Required work. Transcribe every entry below word for word, but skip the pictures.
:: Information shown
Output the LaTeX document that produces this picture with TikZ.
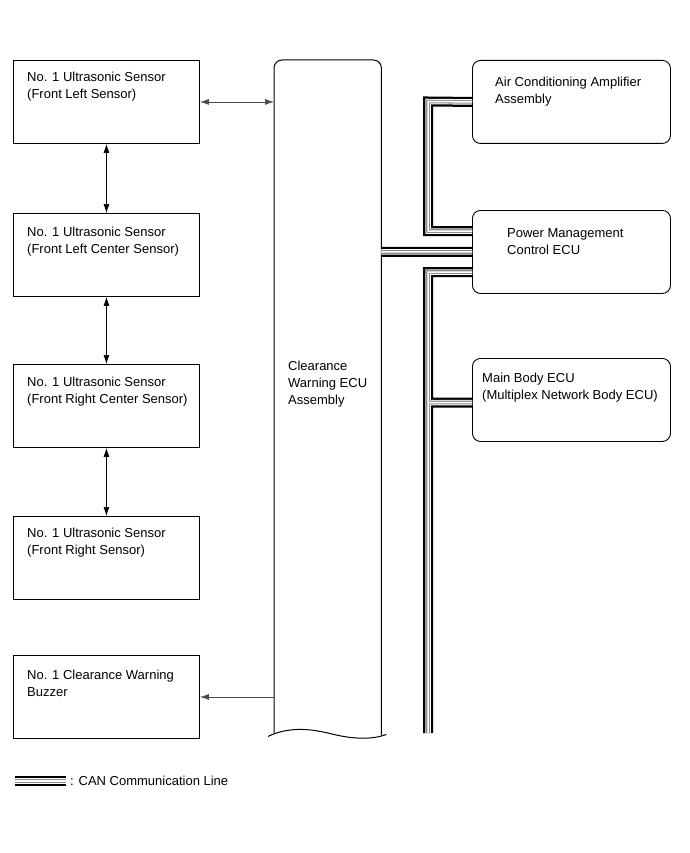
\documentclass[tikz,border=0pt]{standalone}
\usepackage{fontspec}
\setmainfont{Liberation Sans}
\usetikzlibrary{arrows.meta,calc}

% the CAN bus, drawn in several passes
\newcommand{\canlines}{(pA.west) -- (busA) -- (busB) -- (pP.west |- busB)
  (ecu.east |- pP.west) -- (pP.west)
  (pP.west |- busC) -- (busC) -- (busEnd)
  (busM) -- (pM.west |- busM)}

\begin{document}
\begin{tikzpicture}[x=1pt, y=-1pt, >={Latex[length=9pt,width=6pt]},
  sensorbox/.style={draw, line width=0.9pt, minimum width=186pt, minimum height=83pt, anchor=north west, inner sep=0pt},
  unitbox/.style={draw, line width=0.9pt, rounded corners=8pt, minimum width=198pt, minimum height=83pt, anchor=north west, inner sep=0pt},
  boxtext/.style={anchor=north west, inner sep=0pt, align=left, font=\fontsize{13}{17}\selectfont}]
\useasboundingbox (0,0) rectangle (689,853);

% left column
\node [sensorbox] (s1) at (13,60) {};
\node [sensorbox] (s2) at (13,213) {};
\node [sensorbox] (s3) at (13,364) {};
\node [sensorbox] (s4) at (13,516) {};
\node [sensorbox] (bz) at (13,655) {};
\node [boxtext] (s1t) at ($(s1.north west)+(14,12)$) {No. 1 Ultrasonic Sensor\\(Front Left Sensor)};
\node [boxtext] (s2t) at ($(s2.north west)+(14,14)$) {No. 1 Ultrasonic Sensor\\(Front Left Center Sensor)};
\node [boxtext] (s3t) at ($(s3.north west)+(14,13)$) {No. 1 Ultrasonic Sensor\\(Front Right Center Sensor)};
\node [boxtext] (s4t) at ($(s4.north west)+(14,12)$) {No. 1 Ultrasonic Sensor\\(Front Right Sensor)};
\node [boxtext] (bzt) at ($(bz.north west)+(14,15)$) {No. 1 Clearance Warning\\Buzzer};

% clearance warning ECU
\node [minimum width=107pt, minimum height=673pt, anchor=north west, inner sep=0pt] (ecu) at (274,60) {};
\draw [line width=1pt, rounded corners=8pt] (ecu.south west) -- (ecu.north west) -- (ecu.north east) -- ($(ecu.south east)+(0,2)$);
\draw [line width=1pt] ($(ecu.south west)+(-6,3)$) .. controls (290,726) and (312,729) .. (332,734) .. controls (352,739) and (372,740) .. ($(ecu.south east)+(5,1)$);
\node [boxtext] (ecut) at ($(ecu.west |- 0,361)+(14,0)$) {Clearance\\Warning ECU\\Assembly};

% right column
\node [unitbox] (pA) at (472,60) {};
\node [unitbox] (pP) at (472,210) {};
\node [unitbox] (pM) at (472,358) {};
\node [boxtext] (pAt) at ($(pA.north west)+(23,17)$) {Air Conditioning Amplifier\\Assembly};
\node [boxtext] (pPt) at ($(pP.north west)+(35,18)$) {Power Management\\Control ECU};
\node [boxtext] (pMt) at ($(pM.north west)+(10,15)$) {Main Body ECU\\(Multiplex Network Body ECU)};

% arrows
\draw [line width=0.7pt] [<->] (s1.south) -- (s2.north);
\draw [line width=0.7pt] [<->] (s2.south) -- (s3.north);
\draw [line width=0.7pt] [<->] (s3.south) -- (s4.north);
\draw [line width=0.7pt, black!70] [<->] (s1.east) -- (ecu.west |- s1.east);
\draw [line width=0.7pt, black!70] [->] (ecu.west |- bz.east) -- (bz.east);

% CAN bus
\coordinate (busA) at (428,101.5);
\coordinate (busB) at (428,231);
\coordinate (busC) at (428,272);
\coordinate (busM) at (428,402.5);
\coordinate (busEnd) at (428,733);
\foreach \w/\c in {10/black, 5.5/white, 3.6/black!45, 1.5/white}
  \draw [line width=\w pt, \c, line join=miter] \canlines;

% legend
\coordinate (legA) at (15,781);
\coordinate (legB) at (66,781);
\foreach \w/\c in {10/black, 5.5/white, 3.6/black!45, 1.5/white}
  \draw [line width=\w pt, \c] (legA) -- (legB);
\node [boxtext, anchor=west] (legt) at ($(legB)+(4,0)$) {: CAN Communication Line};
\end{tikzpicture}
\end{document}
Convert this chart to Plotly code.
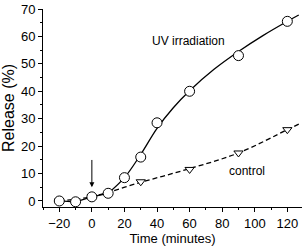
::::
Full output.
Output the LaTeX document that produces this picture with TikZ.
\documentclass[tikz,border=0pt]{standalone}
\usepackage{fontspec}
\setmainfont{Liberation Sans}
\usetikzlibrary{arrows.meta,calc}

% the CAN bus, drawn in several passes
\newcommand{\canlines}{(pA.west) -- (busA) -- (busB) -- (pP.west |- busB)
  (ecu.east |- pP.west) -- (pP.west)
  (pP.west |- busC) -- (busC) -- (busEnd)
  (busM) -- (pM.west |- busM)}

\begin{document}
\begin{tikzpicture}[x=1pt, y=-1pt, >={Latex[length=9pt,width=6pt]},
  sensorbox/.style={draw, line width=0.9pt, minimum width=186pt, minimum height=83pt, anchor=north west, inner sep=0pt},
  unitbox/.style={draw, line width=0.9pt, rounded corners=8pt, minimum width=198pt, minimum height=83pt, anchor=north west, inner sep=0pt},
  boxtext/.style={anchor=north west, inner sep=0pt, align=left, font=\fontsize{13}{17}\selectfont}]
\useasboundingbox (0,0) rectangle (689,853);

% left column
\node [sensorbox] (s1) at (13,60) {};
\node [sensorbox] (s2) at (13,213) {};
\node [sensorbox] (s3) at (13,364) {};
\node [sensorbox] (s4) at (13,516) {};
\node [sensorbox] (bz) at (13,655) {};
\node [boxtext] (s1t) at ($(s1.north west)+(14,12)$) {No. 1 Ultrasonic Sensor\\(Front Left Sensor)};
\node [boxtext] (s2t) at ($(s2.north west)+(14,14)$) {No. 1 Ultrasonic Sensor\\(Front Left Center Sensor)};
\node [boxtext] (s3t) at ($(s3.north west)+(14,13)$) {No. 1 Ultrasonic Sensor\\(Front Right Center Sensor)};
\node [boxtext] (s4t) at ($(s4.north west)+(14,12)$) {No. 1 Ultrasonic Sensor\\(Front Right Sensor)};
\node [boxtext] (bzt) at ($(bz.north west)+(14,15)$) {No. 1 Clearance Warning\\Buzzer};

% clearance warning ECU
\node [minimum width=107pt, minimum height=673pt, anchor=north west, inner sep=0pt] (ecu) at (274,60) {};
\draw [line width=1pt, rounded corners=8pt] (ecu.south west) -- (ecu.north west) -- (ecu.north east) -- ($(ecu.south east)+(0,2)$);
\draw [line width=1pt] ($(ecu.south west)+(-6,3)$) .. controls (290,726) and (312,729) .. (332,734) .. controls (352,739) and (372,740) .. ($(ecu.south east)+(5,1)$);
\node [boxtext] (ecut) at ($(ecu.west |- 0,361)+(14,0)$) {Clearance\\Warning ECU\\Assembly};

% right column
\node [unitbox] (pA) at (472,60) {};
\node [unitbox] (pP) at (472,210) {};
\node [unitbox] (pM) at (472,358) {};
\node [boxtext] (pAt) at ($(pA.north west)+(23,17)$) {Air Conditioning Amplifier\\Assembly};
\node [boxtext] (pPt) at ($(pP.north west)+(35,18)$) {Power Management\\Control ECU};
\node [boxtext] (pMt) at ($(pM.north west)+(10,15)$) {Main Body ECU\\(Multiplex Network Body ECU)};

% arrows
\draw [line width=0.7pt] [<->] (s1.south) -- (s2.north);
\draw [line width=0.7pt] [<->] (s2.south) -- (s3.north);
\draw [line width=0.7pt] [<->] (s3.south) -- (s4.north);
\draw [line width=0.7pt, black!70] [<->] (s1.east) -- (ecu.west |- s1.east);
\draw [line width=0.7pt, black!70] [->] (ecu.west |- bz.east) -- (bz.east);

% CAN bus
\coordinate (busA) at (428,101.5);
\coordinate (busB) at (428,231);
\coordinate (busC) at (428,272);
\coordinate (busM) at (428,402.5);
\coordinate (busEnd) at (428,733);
\foreach \w/\c in {10/black, 5.5/white, 3.6/black!45, 1.5/white}
  \draw [line width=\w pt, \c, line join=miter] \canlines;

% legend
\coordinate (legA) at (15,781);
\coordinate (legB) at (66,781);
\foreach \w/\c in {10/black, 5.5/white, 3.6/black!45, 1.5/white}
  \draw [line width=\w pt, \c] (legA) -- (legB);
\node [boxtext, anchor=west] (legt) at ($(legB)+(4,0)$) {: CAN Communication Line};
\end{tikzpicture}
\end{document}
Convert this chart to Plotly code.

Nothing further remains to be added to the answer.